COLLECTED DATA:
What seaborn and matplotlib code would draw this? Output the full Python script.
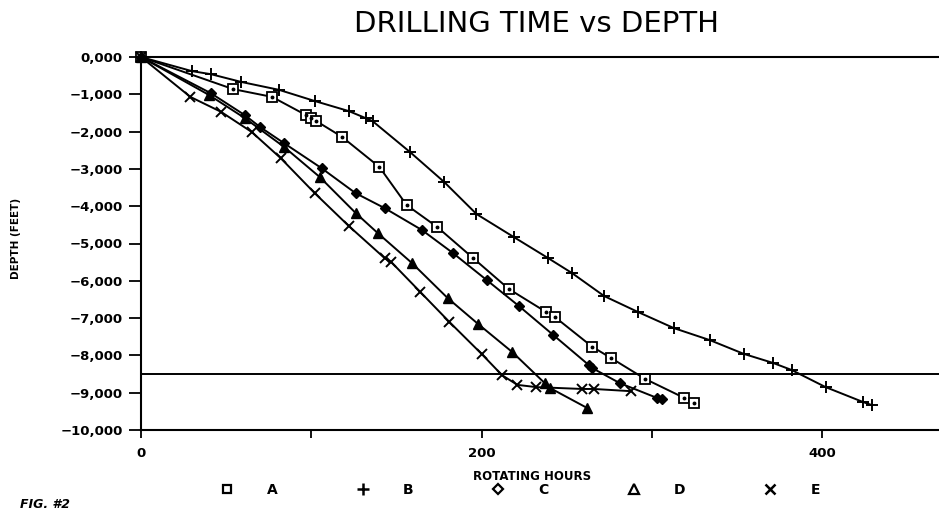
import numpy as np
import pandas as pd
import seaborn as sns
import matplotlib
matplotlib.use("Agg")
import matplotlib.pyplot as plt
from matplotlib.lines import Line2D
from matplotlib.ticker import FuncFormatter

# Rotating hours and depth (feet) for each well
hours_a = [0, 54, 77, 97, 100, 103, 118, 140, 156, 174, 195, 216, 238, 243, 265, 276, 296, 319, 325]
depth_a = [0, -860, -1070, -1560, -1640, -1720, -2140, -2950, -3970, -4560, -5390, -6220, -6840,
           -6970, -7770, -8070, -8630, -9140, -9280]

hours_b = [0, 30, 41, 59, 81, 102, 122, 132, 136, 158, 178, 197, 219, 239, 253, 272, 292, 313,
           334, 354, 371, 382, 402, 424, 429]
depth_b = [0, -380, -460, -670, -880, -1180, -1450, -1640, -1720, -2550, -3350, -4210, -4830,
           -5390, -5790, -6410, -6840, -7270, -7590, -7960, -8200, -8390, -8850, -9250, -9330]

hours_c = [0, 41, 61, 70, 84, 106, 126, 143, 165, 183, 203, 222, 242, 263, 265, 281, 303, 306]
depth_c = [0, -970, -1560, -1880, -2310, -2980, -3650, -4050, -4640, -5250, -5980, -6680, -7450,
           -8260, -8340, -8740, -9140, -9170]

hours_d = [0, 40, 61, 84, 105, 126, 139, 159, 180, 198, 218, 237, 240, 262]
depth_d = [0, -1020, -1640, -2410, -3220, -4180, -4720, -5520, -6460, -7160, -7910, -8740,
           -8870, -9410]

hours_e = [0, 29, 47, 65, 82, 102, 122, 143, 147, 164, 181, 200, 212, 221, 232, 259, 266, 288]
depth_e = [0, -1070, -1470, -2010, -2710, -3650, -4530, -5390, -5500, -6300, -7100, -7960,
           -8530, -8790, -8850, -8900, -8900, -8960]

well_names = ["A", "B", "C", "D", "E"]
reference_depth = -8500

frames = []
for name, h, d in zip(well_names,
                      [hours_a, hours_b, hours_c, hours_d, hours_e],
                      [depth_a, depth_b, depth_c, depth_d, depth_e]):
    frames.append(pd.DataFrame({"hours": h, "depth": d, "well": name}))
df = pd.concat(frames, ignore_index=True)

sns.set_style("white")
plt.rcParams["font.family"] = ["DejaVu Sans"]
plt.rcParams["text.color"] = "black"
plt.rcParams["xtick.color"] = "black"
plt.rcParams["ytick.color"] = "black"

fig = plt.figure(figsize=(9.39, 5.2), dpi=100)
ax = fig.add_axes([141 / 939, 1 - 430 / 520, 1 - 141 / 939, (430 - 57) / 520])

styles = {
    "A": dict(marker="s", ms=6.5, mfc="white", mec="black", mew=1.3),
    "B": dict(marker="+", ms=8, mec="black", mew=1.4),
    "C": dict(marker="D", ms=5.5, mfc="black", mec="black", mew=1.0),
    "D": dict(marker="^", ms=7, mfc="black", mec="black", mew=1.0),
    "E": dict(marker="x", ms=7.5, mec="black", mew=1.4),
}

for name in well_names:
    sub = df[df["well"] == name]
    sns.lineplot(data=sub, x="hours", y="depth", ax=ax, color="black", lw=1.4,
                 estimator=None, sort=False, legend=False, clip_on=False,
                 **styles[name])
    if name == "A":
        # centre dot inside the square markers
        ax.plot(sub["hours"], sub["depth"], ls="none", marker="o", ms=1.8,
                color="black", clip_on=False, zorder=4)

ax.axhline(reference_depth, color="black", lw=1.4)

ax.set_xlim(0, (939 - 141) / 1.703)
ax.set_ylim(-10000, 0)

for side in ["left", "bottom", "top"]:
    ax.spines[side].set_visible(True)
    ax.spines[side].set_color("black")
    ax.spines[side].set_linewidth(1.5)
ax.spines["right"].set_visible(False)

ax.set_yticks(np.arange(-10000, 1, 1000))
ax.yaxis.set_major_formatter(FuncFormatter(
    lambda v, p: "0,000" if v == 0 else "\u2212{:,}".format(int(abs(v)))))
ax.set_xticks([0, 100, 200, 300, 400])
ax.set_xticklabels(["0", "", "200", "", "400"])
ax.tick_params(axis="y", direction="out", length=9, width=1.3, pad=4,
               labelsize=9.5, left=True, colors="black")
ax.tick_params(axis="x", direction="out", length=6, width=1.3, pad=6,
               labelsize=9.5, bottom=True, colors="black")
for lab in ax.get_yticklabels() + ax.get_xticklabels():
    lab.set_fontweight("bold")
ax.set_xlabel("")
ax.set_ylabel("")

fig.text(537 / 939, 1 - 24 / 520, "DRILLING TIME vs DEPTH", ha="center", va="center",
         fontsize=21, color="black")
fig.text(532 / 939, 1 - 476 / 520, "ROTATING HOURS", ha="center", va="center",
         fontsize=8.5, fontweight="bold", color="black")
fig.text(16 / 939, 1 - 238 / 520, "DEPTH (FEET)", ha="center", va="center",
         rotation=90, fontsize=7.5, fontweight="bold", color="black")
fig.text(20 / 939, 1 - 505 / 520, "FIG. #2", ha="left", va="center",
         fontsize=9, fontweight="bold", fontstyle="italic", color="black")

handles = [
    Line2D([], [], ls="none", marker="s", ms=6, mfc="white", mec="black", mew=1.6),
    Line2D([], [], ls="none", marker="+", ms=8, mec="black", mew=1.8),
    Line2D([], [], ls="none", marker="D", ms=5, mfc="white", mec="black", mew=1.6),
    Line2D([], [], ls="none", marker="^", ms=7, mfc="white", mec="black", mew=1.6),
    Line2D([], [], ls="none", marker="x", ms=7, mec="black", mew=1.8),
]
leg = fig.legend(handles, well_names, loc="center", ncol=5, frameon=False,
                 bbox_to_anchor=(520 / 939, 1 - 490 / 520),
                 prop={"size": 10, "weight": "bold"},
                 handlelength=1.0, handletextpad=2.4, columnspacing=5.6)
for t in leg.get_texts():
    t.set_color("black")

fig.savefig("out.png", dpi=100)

WHAT YOU WILL DO: Omit the pictures and give the material again, exactly and in full.

SOLUTION FOR THIS PROBLEM:
What seaborn and matplotlib code would draw this? Output the full Python script.
import numpy as np
import pandas as pd
import seaborn as sns
import matplotlib
matplotlib.use("Agg")
import matplotlib.pyplot as plt
from matplotlib.lines import Line2D
from matplotlib.ticker import FuncFormatter

# Rotating hours and depth (feet) for each well
hours_a = [0, 54, 77, 97, 100, 103, 118, 140, 156, 174, 195, 216, 238, 243, 265, 276, 296, 319, 325]
depth_a = [0, -860, -1070, -1560, -1640, -1720, -2140, -2950, -3970, -4560, -5390, -6220, -6840,
           -6970, -7770, -8070, -8630, -9140, -9280]

hours_b = [0, 30, 41, 59, 81, 102, 122, 132, 136, 158, 178, 197, 219, 239, 253, 272, 292, 313,
           334, 354, 371, 382, 402, 424, 429]
depth_b = [0, -380, -460, -670, -880, -1180, -1450, -1640, -1720, -2550, -3350, -4210, -4830,
           -5390, -5790, -6410, -6840, -7270, -7590, -7960, -8200, -8390, -8850, -9250, -9330]

hours_c = [0, 41, 61, 70, 84, 106, 126, 143, 165, 183, 203, 222, 242, 263, 265, 281, 303, 306]
depth_c = [0, -970, -1560, -1880, -2310, -2980, -3650, -4050, -4640, -5250, -5980, -6680, -7450,
           -8260, -8340, -8740, -9140, -9170]

hours_d = [0, 40, 61, 84, 105, 126, 139, 159, 180, 198, 218, 237, 240, 262]
depth_d = [0, -1020, -1640, -2410, -3220, -4180, -4720, -5520, -6460, -7160, -7910, -8740,
           -8870, -9410]

hours_e = [0, 29, 47, 65, 82, 102, 122, 143, 147, 164, 181, 200, 212, 221, 232, 259, 266, 288]
depth_e = [0, -1070, -1470, -2010, -2710, -3650, -4530, -5390, -5500, -6300, -7100, -7960,
           -8530, -8790, -8850, -8900, -8900, -8960]

well_names = ["A", "B", "C", "D", "E"]
reference_depth = -8500

frames = []
for name, h, d in zip(well_names,
                      [hours_a, hours_b, hours_c, hours_d, hours_e],
                      [depth_a, depth_b, depth_c, depth_d, depth_e]):
    frames.append(pd.DataFrame({"hours": h, "depth": d, "well": name}))
df = pd.concat(frames, ignore_index=True)

sns.set_style("white")
plt.rcParams["font.family"] = ["DejaVu Sans"]
plt.rcParams["text.color"] = "black"
plt.rcParams["xtick.color"] = "black"
plt.rcParams["ytick.color"] = "black"

fig = plt.figure(figsize=(9.39, 5.2), dpi=100)
ax = fig.add_axes([141 / 939, 1 - 430 / 520, 1 - 141 / 939, (430 - 57) / 520])

styles = {
    "A": dict(marker="s", ms=6.5, mfc="white", mec="black", mew=1.3),
    "B": dict(marker="+", ms=8, mec="black", mew=1.4),
    "C": dict(marker="D", ms=5.5, mfc="black", mec="black", mew=1.0),
    "D": dict(marker="^", ms=7, mfc="black", mec="black", mew=1.0),
    "E": dict(marker="x", ms=7.5, mec="black", mew=1.4),
}

for name in well_names:
    sub = df[df["well"] == name]
    sns.lineplot(data=sub, x="hours", y="depth", ax=ax, color="black", lw=1.4,
                 estimator=None, sort=False, legend=False, clip_on=False,
                 **styles[name])
    if name == "A":
        # centre dot inside the square markers
        ax.plot(sub["hours"], sub["depth"], ls="none", marker="o", ms=1.8,
                color="black", clip_on=False, zorder=4)

ax.axhline(reference_depth, color="black", lw=1.4)

ax.set_xlim(0, (939 - 141) / 1.703)
ax.set_ylim(-10000, 0)

for side in ["left", "bottom", "top"]:
    ax.spines[side].set_visible(True)
    ax.spines[side].set_color("black")
    ax.spines[side].set_linewidth(1.5)
ax.spines["right"].set_visible(False)

ax.set_yticks(np.arange(-10000, 1, 1000))
ax.yaxis.set_major_formatter(FuncFormatter(
    lambda v, p: "0,000" if v == 0 else "\u2212{:,}".format(int(abs(v)))))
ax.set_xticks([0, 100, 200, 300, 400])
ax.set_xticklabels(["0", "", "200", "", "400"])
ax.tick_params(axis="y", direction="out", length=9, width=1.3, pad=4,
               labelsize=9.5, left=True, colors="black")
ax.tick_params(axis="x", direction="out", length=6, width=1.3, pad=6,
               labelsize=9.5, bottom=True, colors="black")
for lab in ax.get_yticklabels() + ax.get_xticklabels():
    lab.set_fontweight("bold")
ax.set_xlabel("")
ax.set_ylabel("")

fig.text(537 / 939, 1 - 24 / 520, "DRILLING TIME vs DEPTH", ha="center", va="center",
         fontsize=21, color="black")
fig.text(532 / 939, 1 - 476 / 520, "ROTATING HOURS", ha="center", va="center",
         fontsize=8.5, fontweight="bold", color="black")
fig.text(16 / 939, 1 - 238 / 520, "DEPTH (FEET)", ha="center", va="center",
         rotation=90, fontsize=7.5, fontweight="bold", color="black")
fig.text(20 / 939, 1 - 505 / 520, "FIG. #2", ha="left", va="center",
         fontsize=9, fontweight="bold", fontstyle="italic", color="black")

handles = [
    Line2D([], [], ls="none", marker="s", ms=6, mfc="white", mec="black", mew=1.6),
    Line2D([], [], ls="none", marker="+", ms=8, mec="black", mew=1.8),
    Line2D([], [], ls="none", marker="D", ms=5, mfc="white", mec="black", mew=1.6),
    Line2D([], [], ls="none", marker="^", ms=7, mfc="white", mec="black", mew=1.6),
    Line2D([], [], ls="none", marker="x", ms=7, mec="black", mew=1.8),
]
leg = fig.legend(handles, well_names, loc="center", ncol=5, frameon=False,
                 bbox_to_anchor=(520 / 939, 1 - 490 / 520),
                 prop={"size": 10, "weight": "bold"},
                 handlelength=1.0, handletextpad=2.4, columnspacing=5.6)
for t in leg.get_texts():
    t.set_color("black")

fig.savefig("out.png", dpi=100)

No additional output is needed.